Basic a unit circles is given
______
| / (0.6,Y)
| /
| /
|A)________

Find angle A and Y, two decimal place

So far I got this

Since point is =(cosA,sinA), Y must equal to (Sin angle A)

2. Originally Posted by jepal
Basic a unit circles is given
______
| / (0.6,Y)
| /
| /
|A)________

Find angle A and Y, two decimal place

So far I got this

Since point is =(cosA,sinA), Y must equal to (Sin angle A)
Hi jepal,

$\cos A =.6$

This means that $\cos A=\frac{x}{r}=\frac{6}{10}=\frac{3}{5}$

$x=3$
$r=5$

Use the Pythagorean Theorem to find y.

$r^2=x^2+y^2$

$5^2=3^2+y^2$

$y=4$

So $\sin A = \frac{y}{r}=\frac{4}{5}=.8$

Your point is $(.6, .8)$

Your angle is $\cos^{-1}\frac{3}{5} \ \ or \ \ \sin^{-1}\frac{4}{5}$ or approximately $53.1^{\circ}$

3. Originally Posted by masters
Hi jepal,

$\cos A =.6$

This means that $\cos A=\frac{x}{r}=\frac{6}{10}=\frac{3}{5}$

$x=3$
$r=5$

Use the Pythagorean Theorem to find y.

$r^2=x^2+y^2$

$5^2=3^2+y^2$

$y=4$

So $\sin A = \frac{y}{r}=\frac{4}{5}=.8$

Your point is $(.6, .8)$

Your angle is $\cos^{-1}\frac{3}{5} \ \ or \ \ \sin^{-1}\frac{4}{5}$ or approximately $53.1^{\circ}$
Thank you, but how did u get 10, is it an assumption that radius is 10?

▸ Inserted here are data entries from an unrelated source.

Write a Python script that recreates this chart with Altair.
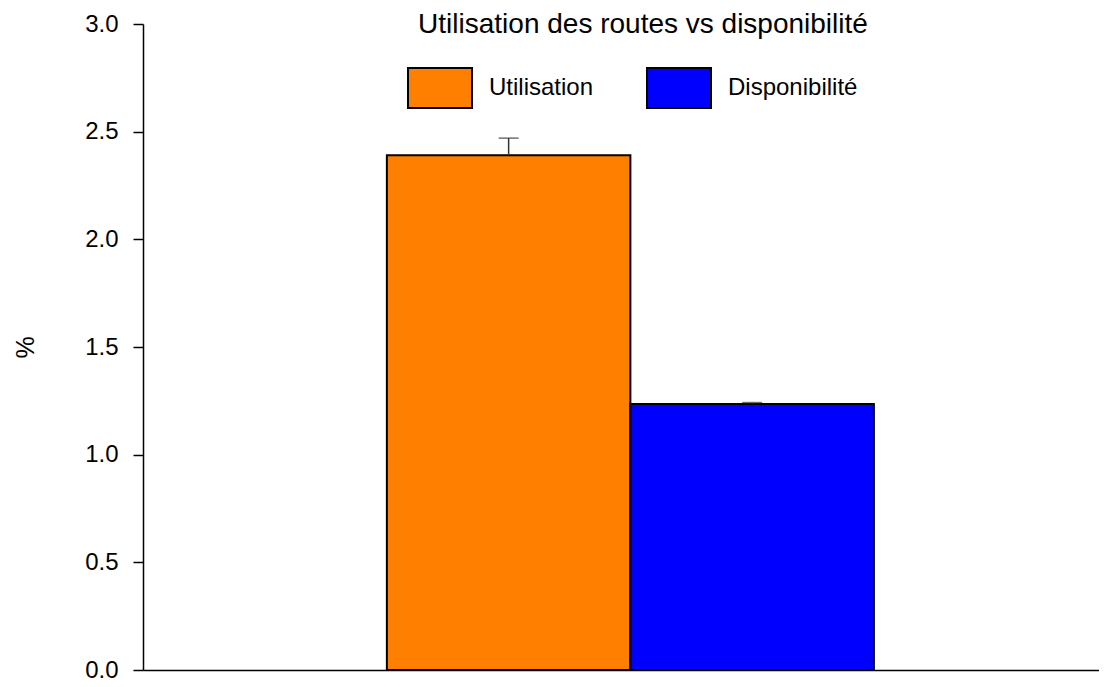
import altair as alt
import pandas as pd

categories = ["Utilisation", "Disponibilité"]
values = [2.39, 1.235]
errors = [0.08, 0.007]
colors = ["#FF8000", "#0000FF"]
y_ticks = [0.0, 0.5, 1.0, 1.5, 2.0, 2.5, 3.0]

df = pd.DataFrame({"cat": categories, "val": values, "err": errors})
df["upper"] = df["val"] + df["err"]

FONT = "Liberation Sans"

x_enc = alt.X(
    "cat:N",
    sort=categories,
    scale=alt.Scale(domain=categories, paddingInner=0, paddingOuter=0.963, align=0.52),
    axis=alt.Axis(labels=False, ticks=False, title=None, domainColor="black", domainWidth=1.5, grid=False),
)
y_scale = alt.Scale(domain=[0, 3], nice=False)

bars = alt.Chart(df).mark_bar(stroke="black", strokeWidth=2).encode(
    x=x_enc,
    y=alt.Y(
        "val:Q",
        scale=y_scale,
        axis=alt.Axis(
            values=y_ticks, format=".1f", title="%", grid=False,
            domainColor="black", domainWidth=1.5, tickColor="black", tickWidth=1.5,
            tickSize=10, labelPadding=15, labelFontSize=24, labelFont=FONT, labelColor="black",
            titleFont=FONT, titleFontSize=25, titleFontWeight="normal", titleColor="black",
            titlePadding=46,
        ),
    ),
    color=alt.Color(
        "cat:N",
        sort=categories,
        scale=alt.Scale(domain=categories, range=colors),
        legend=alt.Legend(
            title=None, orient="none", legendX=264, legendY=31, direction="horizontal",
            symbolType="M-1,-0.625L1,-0.625L1,0.625L-1,0.625Z", symbolSize=4096,
            symbolStrokeColor="black", symbolStrokeWidth=2, symbolOpacity=1,
            labelFont=FONT, labelFontSize=24, labelColor="black", labelOffset=16,
            columnPadding=49, padding=0,
        ),
    ),
)

rules = alt.Chart(df).mark_rule(color="#333333", strokeWidth=1.5).encode(
    x=alt.X("cat:N", sort=categories),
    y=alt.Y("val:Q", scale=y_scale),
    y2="upper:Q",
)

caps = alt.Chart(df).mark_tick(color="#333333", size=20, thickness=1.5).encode(
    x=alt.X("cat:N", sort=categories),
    y=alt.Y("upper:Q", scale=y_scale),
)

chart = alt.layer(bars, rules, caps).properties(
    width=956,
    height=646,
    autosize=alt.AutoSizeParams(type="none"),
    padding={"left": 135, "top": 16, "right": 0, "bottom": 12},
    title=alt.TitleParams(
        "Utilisation des routes vs disponibilité",
        font=FONT, fontSize=28, fontWeight="normal", color="black",
        anchor="middle", baseline="alphabetic", offset=0, dx=22, dy=49,
    ),
).configure_view(stroke=None)

chart.save("out.html", embed_options={"renderer": "svg", "actions": False})
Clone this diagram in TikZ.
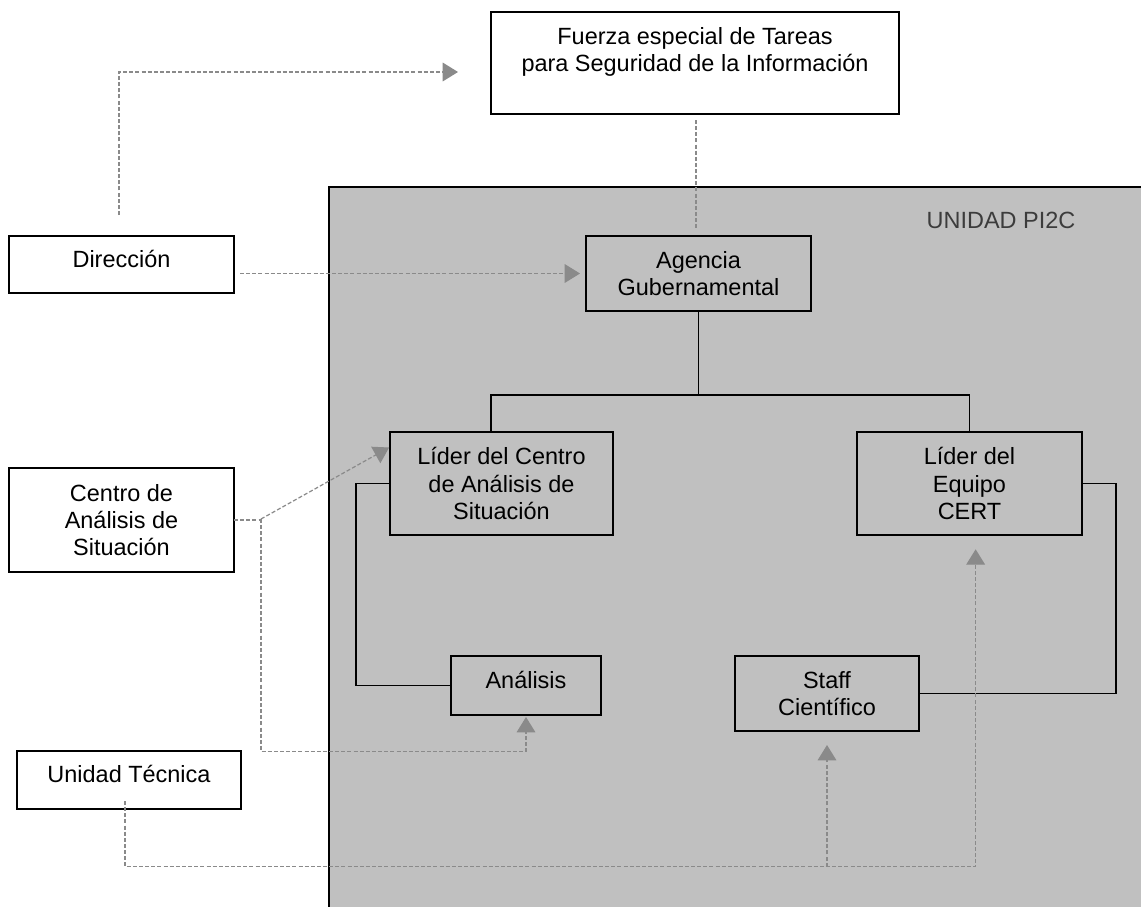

4. Originally Posted by jepal
Thank you, but did I just assume radius is 10, when no radius is given!
What is the fractional form of the decimal number "0.6"?

5. i figured that was the answer, but what is r then? im so confused! wouldnt it be

cos A=x/r

cos A=06./r? no? Please explain. Thanks